Hoje ninguém está livre de ser apanhado numa escuta, mesmo não sendo o alvo, tal o estado de paranoia coletiva do país. O que não quer dizer, embora estando por provar, que não seja possível engendrar um alvo para coscuvilhice e entalanço de um protagonista proeminente.
Se há algo verdadeiramente excitante nos tempos recentes é escutar um primeiro-ministro. Até agora não reveladas, as conversas de José Sócrates com arguidos do processo "Face Oculta" deram para alimentar horas e horas de excitação, queimando-o em lume brando. Agora, hélas!, chegou a vez de Passos Coelho, contendo uma variante: ao invés do seu antecessor, já lançou o repto para que sejam divulgadas as conversas que terá tido por iniciativa de contacto de um banqueiro, José Maria Ricciardi, presidente do BESI!

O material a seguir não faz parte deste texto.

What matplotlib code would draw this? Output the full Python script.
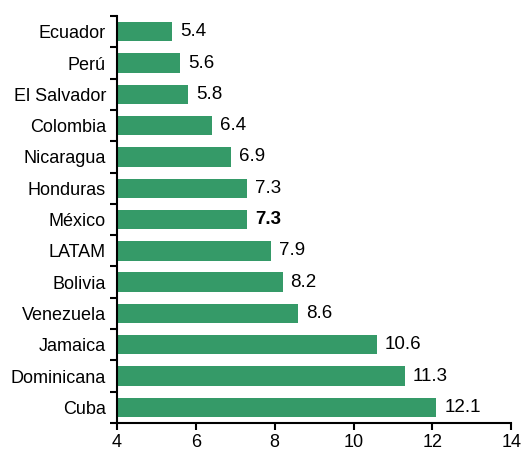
import matplotlib.pyplot as plt
import numpy as np

countries = ['Ecuador', 'Perú', 'El Salvador', 'Colombia', 'Nicaragua', 'Honduras',
             'México', 'LATAM', 'Bolivia', 'Venezuela', 'Jamaica', 'Dominicana', 'Cuba']
values = [5.4, 5.6, 5.8, 6.4, 6.9, 7.3, 7.3, 7.9, 8.2, 8.6, 10.6, 11.3, 12.1]
xticks = [4, 6, 8, 10, 12, 14]

plt.rcParams['font.family'] = ['Liberation Sans', 'DejaVu Sans']

fig = plt.figure(figsize=(5.21, 4.59), dpi=100)
ax = fig.add_axes([0.2246, 0.0784, 0.7566, 0.8866])

y = np.arange(len(countries))
ax.barh(y, values, height=0.62, color='#359A68')

# value labels, Mexico in bold
for yi, v, c in zip(y, values, countries):
    ax.text(v + 0.2, yi, f'{v:.1f}', va='center', ha='left', fontsize=13.5,
            fontweight='bold' if c == 'México' else 'normal')

ax.set_xlim(4, 14)
ax.set_ylim(len(countries) - 0.5, -0.5)
ax.set_xticks(xticks)
ax.set_yticks(y)
ax.set_yticklabels(countries)
ax.set_yticks(np.arange(len(countries) + 1) - 0.5, minor=True)
ax.tick_params(axis='y', which='major', length=0, labelsize=13, pad=8)
ax.tick_params(axis='y', which='minor', length=5, width=1.5, direction='out')
ax.tick_params(axis='x', length=5, width=1.5, direction='out', labelsize=13, pad=3)
ax.spines['top'].set_visible(False)
ax.spines['right'].set_visible(False)
ax.spines['left'].set_linewidth(1.5)
ax.spines['bottom'].set_linewidth(1.5)

plt.savefig('out.png', dpi=100)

Ou seja: além de estratégias opostas entre o anterior e o atual primeiro-ministro, o tempo e o modo como ambos os processos chegaram ao conhecimento público são suscetíveis de interpretações díspares. Para mais numa confeção condimentada pela sua verborreia e altivez, as escutas a Sócrates serviram para o cozinhar em lume brando, enquanto a agora conhecida com Passos Coelho lhe dá jeito para remarcar posição pública de impoluto perante senhores todo-poderosos.
Um raciocínio destes poderá ser considerado retorcido; mas é legítimo.
A divulgação do envio pelo anterior procurador-geral da República da escuta para quem tem a capacidade de sobre ela decidir, o presidente do Supremo Tribunal de Justiça, permite perceber se efetivamente chegou um novo tempo através da tomada de posse recentíssima de Joana Marques Vidal. Com outra personagem no topo da hierarquia, a Procuradoria-Geral da República fez ontem saber estar em curso um inquérito para perceber quem violou o segredo de justiça no caso Passos Coelho. Ora pois. No festival de violações do segredo de justiça nunca até hoje um só elemento do Ministério Público ou das polícias foi incriminado. Algo vai mudar? Será que a PGR vai, por fim, combater a imagem segundo a qual é também um rede furada por onde se coam informações?
São de seguir os próximos capítulos.